*** Records shown ***

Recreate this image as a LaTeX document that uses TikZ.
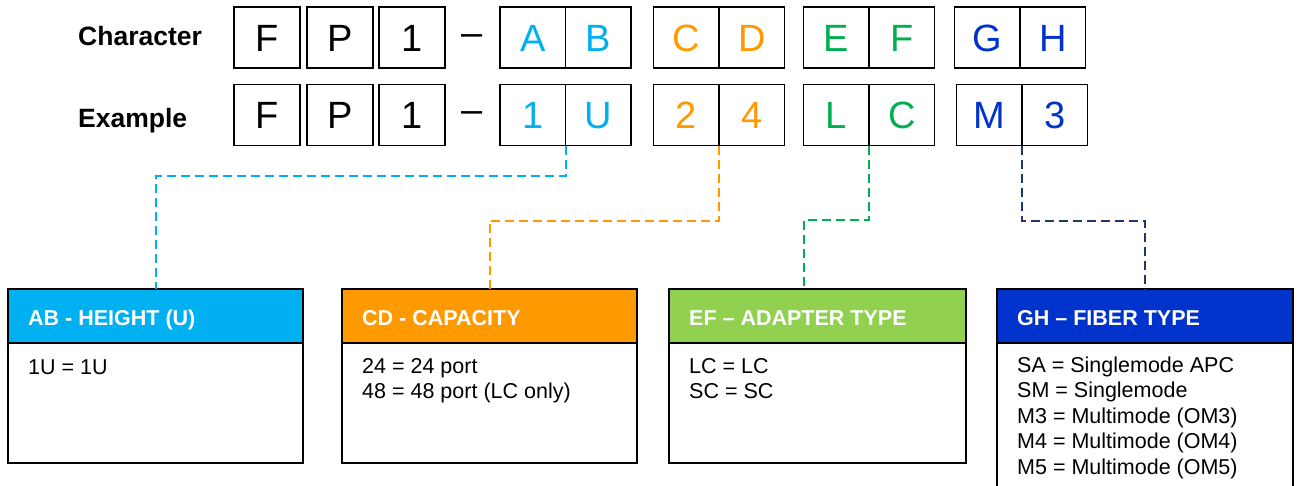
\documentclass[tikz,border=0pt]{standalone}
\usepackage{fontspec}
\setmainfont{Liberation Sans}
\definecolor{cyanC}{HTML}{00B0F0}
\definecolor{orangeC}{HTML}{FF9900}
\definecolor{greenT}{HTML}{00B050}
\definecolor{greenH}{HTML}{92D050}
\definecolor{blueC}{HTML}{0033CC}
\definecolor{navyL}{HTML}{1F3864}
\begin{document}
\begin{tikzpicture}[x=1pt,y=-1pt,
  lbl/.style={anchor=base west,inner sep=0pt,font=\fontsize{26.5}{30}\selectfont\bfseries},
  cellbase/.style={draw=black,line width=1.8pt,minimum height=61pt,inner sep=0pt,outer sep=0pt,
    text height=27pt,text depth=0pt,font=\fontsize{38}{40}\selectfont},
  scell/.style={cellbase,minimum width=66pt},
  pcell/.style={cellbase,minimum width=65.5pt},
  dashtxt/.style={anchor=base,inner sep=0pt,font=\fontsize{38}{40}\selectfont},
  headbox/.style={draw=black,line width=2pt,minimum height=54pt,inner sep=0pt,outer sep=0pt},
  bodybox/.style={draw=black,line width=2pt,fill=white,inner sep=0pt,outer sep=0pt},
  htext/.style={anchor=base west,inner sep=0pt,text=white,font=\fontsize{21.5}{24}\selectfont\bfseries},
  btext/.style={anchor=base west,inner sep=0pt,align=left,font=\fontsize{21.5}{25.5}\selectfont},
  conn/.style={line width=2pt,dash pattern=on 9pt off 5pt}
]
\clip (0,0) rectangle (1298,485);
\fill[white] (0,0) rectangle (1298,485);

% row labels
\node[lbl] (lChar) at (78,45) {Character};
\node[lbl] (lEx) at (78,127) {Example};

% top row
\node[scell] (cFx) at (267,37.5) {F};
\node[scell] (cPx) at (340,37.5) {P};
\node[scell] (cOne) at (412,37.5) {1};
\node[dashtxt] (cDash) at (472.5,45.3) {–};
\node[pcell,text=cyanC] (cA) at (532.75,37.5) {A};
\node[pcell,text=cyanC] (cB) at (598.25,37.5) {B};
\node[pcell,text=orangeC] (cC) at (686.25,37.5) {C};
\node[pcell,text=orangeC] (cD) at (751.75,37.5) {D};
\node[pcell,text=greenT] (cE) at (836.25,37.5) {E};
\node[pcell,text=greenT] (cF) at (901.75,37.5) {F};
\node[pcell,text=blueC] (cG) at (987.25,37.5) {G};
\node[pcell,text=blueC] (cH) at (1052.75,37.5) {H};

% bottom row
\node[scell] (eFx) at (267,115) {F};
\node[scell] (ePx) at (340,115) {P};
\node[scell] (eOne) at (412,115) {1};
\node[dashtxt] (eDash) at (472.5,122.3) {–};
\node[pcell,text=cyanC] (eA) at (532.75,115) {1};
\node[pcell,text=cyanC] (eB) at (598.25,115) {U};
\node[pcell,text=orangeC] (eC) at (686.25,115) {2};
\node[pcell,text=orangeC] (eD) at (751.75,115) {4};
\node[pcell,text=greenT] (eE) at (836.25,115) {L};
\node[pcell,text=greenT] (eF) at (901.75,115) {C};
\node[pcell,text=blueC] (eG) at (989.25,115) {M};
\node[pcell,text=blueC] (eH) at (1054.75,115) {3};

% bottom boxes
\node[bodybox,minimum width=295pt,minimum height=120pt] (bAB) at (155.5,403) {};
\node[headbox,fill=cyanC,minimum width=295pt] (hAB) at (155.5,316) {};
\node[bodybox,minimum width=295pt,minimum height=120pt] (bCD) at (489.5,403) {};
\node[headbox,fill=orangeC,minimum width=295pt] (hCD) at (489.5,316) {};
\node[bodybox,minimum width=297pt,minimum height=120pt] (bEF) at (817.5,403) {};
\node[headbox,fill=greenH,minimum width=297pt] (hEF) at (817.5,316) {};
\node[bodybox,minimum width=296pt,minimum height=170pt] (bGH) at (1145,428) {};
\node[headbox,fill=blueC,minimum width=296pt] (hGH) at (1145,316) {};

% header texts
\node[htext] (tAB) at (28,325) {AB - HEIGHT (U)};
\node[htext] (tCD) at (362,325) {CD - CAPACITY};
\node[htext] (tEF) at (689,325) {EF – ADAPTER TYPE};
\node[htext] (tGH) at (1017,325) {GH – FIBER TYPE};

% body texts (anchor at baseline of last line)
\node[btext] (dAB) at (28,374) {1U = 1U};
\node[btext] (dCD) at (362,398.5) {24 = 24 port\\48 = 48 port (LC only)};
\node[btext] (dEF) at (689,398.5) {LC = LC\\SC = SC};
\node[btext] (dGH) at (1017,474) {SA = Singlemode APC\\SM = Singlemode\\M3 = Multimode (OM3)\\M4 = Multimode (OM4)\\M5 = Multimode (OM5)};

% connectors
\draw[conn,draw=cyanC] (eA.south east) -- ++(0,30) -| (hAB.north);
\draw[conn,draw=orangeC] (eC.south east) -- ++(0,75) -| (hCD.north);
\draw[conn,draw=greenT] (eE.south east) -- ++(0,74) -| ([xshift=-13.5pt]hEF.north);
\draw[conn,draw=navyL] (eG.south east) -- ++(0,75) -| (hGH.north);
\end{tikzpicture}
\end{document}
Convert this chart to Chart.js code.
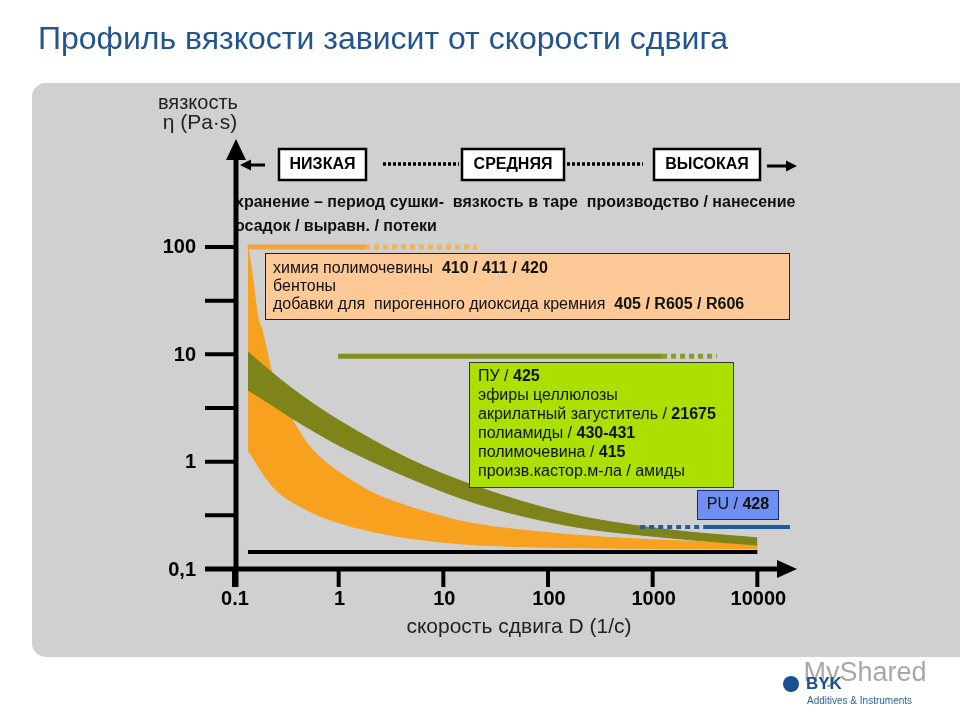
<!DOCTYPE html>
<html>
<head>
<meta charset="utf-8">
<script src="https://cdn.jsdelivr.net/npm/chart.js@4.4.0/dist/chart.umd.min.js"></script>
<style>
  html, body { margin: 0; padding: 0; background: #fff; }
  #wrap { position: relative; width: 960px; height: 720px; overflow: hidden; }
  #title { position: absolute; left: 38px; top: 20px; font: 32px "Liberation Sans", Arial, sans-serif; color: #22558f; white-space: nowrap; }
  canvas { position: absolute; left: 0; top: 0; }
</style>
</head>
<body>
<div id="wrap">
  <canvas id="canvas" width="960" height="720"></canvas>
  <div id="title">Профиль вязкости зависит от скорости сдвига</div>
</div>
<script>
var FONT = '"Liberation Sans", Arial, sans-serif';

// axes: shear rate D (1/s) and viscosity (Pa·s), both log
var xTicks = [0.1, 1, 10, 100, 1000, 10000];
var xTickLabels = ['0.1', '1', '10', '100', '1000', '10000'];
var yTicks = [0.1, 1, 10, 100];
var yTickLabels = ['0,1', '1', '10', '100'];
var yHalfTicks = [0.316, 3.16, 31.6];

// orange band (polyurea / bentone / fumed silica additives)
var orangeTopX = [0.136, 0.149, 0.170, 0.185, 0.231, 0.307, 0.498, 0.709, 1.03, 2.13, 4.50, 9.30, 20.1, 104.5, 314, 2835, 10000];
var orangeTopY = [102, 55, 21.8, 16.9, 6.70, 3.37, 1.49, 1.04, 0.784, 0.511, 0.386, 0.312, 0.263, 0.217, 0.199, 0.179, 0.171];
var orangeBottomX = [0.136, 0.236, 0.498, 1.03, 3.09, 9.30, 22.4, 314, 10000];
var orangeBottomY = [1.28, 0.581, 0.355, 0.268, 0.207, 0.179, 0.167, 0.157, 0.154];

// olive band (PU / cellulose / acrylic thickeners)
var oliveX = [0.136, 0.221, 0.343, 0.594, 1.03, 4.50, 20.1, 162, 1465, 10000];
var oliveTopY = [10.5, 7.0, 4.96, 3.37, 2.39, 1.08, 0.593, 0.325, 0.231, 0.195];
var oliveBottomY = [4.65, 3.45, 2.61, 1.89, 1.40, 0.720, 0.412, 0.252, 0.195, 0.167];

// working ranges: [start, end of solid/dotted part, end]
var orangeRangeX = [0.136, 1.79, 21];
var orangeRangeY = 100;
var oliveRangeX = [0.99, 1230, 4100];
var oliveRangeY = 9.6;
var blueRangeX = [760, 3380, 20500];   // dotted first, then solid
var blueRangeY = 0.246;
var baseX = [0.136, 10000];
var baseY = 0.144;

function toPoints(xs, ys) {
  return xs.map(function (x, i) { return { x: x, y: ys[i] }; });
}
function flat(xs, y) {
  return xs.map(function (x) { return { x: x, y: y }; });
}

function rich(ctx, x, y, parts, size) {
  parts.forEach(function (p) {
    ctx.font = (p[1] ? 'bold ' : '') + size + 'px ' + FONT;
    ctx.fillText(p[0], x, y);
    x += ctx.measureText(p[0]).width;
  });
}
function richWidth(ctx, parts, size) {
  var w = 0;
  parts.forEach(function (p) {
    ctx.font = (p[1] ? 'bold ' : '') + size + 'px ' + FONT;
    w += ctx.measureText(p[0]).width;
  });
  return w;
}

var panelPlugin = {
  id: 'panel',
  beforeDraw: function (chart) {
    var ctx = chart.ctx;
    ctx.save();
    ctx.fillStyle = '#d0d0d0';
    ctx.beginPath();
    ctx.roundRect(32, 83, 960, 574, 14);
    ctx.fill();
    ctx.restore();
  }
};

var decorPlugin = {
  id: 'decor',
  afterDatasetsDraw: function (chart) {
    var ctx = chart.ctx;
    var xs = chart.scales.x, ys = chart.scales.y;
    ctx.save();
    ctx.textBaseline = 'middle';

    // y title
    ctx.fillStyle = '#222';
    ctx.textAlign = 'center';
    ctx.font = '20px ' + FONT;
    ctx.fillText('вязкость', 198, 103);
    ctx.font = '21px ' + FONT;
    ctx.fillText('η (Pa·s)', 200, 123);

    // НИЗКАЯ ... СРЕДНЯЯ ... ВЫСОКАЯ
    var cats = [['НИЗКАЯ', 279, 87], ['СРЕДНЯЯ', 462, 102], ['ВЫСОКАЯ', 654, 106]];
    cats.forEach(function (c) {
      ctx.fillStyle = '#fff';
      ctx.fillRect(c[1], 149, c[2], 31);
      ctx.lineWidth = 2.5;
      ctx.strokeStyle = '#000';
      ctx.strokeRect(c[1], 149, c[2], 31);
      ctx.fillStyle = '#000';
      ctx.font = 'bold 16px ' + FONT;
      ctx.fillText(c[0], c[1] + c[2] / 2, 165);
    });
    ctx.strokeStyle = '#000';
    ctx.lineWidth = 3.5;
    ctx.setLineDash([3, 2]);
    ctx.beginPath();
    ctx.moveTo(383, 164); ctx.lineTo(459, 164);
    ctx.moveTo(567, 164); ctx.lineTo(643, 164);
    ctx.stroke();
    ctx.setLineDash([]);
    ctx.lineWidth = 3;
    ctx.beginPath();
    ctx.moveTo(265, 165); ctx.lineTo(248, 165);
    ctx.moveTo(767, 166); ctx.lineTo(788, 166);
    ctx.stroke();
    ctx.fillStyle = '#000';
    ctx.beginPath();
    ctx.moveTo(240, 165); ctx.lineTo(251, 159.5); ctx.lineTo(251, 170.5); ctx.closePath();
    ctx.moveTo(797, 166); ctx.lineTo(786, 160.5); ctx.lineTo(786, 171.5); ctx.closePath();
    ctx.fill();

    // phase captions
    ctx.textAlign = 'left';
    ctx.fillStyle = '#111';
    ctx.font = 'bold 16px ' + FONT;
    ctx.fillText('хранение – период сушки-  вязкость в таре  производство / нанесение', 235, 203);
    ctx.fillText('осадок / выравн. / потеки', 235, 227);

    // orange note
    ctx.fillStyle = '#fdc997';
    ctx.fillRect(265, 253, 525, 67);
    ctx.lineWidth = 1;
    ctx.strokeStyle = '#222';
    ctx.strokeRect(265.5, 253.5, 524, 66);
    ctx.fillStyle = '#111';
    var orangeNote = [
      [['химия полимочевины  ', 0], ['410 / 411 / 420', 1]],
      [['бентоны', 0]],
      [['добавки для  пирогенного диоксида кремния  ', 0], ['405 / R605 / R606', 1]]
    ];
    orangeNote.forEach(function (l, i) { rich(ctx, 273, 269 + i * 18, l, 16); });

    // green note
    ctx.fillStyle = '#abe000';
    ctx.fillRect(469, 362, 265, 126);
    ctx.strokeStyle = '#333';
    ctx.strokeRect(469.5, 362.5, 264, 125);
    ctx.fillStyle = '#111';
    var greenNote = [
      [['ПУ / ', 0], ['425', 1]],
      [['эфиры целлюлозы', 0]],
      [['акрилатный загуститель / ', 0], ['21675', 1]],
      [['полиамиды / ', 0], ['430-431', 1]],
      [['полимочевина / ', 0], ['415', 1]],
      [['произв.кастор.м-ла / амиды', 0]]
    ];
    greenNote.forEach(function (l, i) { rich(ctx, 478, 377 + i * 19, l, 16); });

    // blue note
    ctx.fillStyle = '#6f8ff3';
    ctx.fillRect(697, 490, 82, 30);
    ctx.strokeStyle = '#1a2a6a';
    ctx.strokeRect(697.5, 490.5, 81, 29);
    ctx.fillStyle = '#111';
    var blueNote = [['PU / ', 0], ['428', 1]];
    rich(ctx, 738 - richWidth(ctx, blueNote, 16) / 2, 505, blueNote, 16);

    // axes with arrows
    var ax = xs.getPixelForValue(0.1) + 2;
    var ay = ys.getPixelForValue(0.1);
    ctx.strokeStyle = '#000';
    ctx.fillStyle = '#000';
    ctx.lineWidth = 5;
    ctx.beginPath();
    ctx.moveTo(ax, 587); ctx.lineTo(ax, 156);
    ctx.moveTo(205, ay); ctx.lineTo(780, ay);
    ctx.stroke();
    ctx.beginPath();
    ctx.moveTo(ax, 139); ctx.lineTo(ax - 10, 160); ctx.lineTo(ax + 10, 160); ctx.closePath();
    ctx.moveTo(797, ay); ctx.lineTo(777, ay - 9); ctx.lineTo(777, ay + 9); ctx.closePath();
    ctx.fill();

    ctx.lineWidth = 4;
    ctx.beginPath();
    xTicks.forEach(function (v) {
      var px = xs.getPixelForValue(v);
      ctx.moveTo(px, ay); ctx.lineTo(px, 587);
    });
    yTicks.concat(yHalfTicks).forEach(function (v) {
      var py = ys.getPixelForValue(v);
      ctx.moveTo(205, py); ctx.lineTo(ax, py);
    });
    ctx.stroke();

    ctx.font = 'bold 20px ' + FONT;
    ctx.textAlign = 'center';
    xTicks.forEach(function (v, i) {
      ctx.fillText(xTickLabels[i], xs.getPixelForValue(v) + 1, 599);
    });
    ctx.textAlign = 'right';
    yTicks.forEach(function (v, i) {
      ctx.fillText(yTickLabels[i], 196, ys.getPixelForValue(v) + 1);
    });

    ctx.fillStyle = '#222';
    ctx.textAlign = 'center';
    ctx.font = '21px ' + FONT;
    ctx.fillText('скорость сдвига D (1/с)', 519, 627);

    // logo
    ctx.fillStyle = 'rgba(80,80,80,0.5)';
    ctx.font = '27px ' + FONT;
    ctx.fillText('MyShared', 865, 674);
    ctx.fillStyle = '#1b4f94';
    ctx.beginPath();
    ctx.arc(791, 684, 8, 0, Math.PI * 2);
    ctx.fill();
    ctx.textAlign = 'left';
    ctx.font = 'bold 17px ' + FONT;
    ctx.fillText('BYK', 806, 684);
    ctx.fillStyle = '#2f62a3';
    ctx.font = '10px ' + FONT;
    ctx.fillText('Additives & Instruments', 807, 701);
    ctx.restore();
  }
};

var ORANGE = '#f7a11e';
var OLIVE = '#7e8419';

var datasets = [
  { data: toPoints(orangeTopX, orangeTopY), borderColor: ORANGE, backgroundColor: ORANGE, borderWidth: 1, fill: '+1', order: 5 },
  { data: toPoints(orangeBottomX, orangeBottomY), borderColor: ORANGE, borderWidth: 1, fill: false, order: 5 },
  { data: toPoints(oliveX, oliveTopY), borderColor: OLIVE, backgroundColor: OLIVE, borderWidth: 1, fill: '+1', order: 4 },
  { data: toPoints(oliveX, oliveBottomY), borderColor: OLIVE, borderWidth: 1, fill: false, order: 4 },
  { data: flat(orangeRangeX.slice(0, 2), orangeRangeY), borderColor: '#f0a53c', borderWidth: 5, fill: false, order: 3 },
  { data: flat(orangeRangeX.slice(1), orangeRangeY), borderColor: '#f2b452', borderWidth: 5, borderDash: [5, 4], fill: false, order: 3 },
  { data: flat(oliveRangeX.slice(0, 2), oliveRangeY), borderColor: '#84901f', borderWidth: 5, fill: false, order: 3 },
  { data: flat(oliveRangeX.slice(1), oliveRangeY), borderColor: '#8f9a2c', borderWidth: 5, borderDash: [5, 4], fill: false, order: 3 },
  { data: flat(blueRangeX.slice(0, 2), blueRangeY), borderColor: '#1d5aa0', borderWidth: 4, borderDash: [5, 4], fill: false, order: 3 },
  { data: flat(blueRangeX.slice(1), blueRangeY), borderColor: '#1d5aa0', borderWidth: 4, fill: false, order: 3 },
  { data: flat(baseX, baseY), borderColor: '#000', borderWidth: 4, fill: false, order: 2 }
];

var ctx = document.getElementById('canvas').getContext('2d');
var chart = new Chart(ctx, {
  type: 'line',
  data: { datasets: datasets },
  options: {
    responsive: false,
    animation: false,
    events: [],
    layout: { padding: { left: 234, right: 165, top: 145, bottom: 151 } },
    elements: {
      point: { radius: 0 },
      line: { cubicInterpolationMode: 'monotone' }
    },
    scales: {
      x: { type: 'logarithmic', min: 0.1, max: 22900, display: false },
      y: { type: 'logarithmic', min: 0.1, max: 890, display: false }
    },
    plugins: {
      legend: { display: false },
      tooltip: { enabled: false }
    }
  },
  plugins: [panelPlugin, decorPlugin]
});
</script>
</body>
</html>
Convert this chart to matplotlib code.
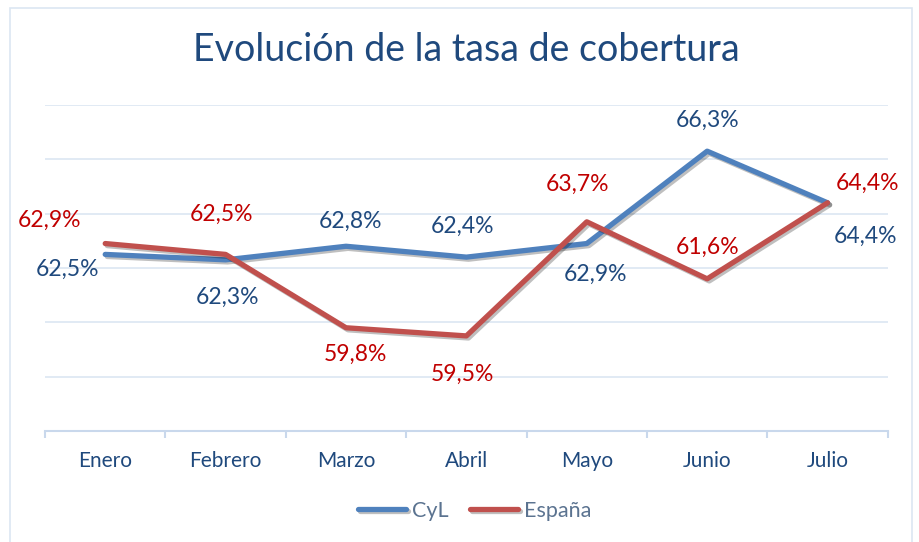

***

**Requirements**
Begin at the top of the records above and retype each line exactly until the line containing "(cH) at (1052.75,37.5)", which is included. Skip all pictures.

**Correct response**
Recreate this image as a LaTeX document that uses TikZ.
\documentclass[tikz,border=0pt]{standalone}
\usepackage{fontspec}
\setmainfont{Liberation Sans}
\definecolor{cyanC}{HTML}{00B0F0}
\definecolor{orangeC}{HTML}{FF9900}
\definecolor{greenT}{HTML}{00B050}
\definecolor{greenH}{HTML}{92D050}
\definecolor{blueC}{HTML}{0033CC}
\definecolor{navyL}{HTML}{1F3864}
\begin{document}
\begin{tikzpicture}[x=1pt,y=-1pt,
  lbl/.style={anchor=base west,inner sep=0pt,font=\fontsize{26.5}{30}\selectfont\bfseries},
  cellbase/.style={draw=black,line width=1.8pt,minimum height=61pt,inner sep=0pt,outer sep=0pt,
    text height=27pt,text depth=0pt,font=\fontsize{38}{40}\selectfont},
  scell/.style={cellbase,minimum width=66pt},
  pcell/.style={cellbase,minimum width=65.5pt},
  dashtxt/.style={anchor=base,inner sep=0pt,font=\fontsize{38}{40}\selectfont},
  headbox/.style={draw=black,line width=2pt,minimum height=54pt,inner sep=0pt,outer sep=0pt},
  bodybox/.style={draw=black,line width=2pt,fill=white,inner sep=0pt,outer sep=0pt},
  htext/.style={anchor=base west,inner sep=0pt,text=white,font=\fontsize{21.5}{24}\selectfont\bfseries},
  btext/.style={anchor=base west,inner sep=0pt,align=left,font=\fontsize{21.5}{25.5}\selectfont},
  conn/.style={line width=2pt,dash pattern=on 9pt off 5pt}
]
\clip (0,0) rectangle (1298,485);
\fill[white] (0,0) rectangle (1298,485);

% row labels
\node[lbl] (lChar) at (78,45) {Character};
\node[lbl] (lEx) at (78,127) {Example};

% top row
\node[scell] (cFx) at (267,37.5) {F};
\node[scell] (cPx) at (340,37.5) {P};
\node[scell] (cOne) at (412,37.5) {1};
\node[dashtxt] (cDash) at (472.5,45.3) {–};
\node[pcell,text=cyanC] (cA) at (532.75,37.5) {A};
\node[pcell,text=cyanC] (cB) at (598.25,37.5) {B};
\node[pcell,text=orangeC] (cC) at (686.25,37.5) {C};
\node[pcell,text=orangeC] (cD) at (751.75,37.5) {D};
\node[pcell,text=greenT] (cE) at (836.25,37.5) {E};
\node[pcell,text=greenT] (cF) at (901.75,37.5) {F};
\node[pcell,text=blueC] (cG) at (987.25,37.5) {G};
\node[pcell,text=blueC] (cH) at (1052.75,37.5) {H};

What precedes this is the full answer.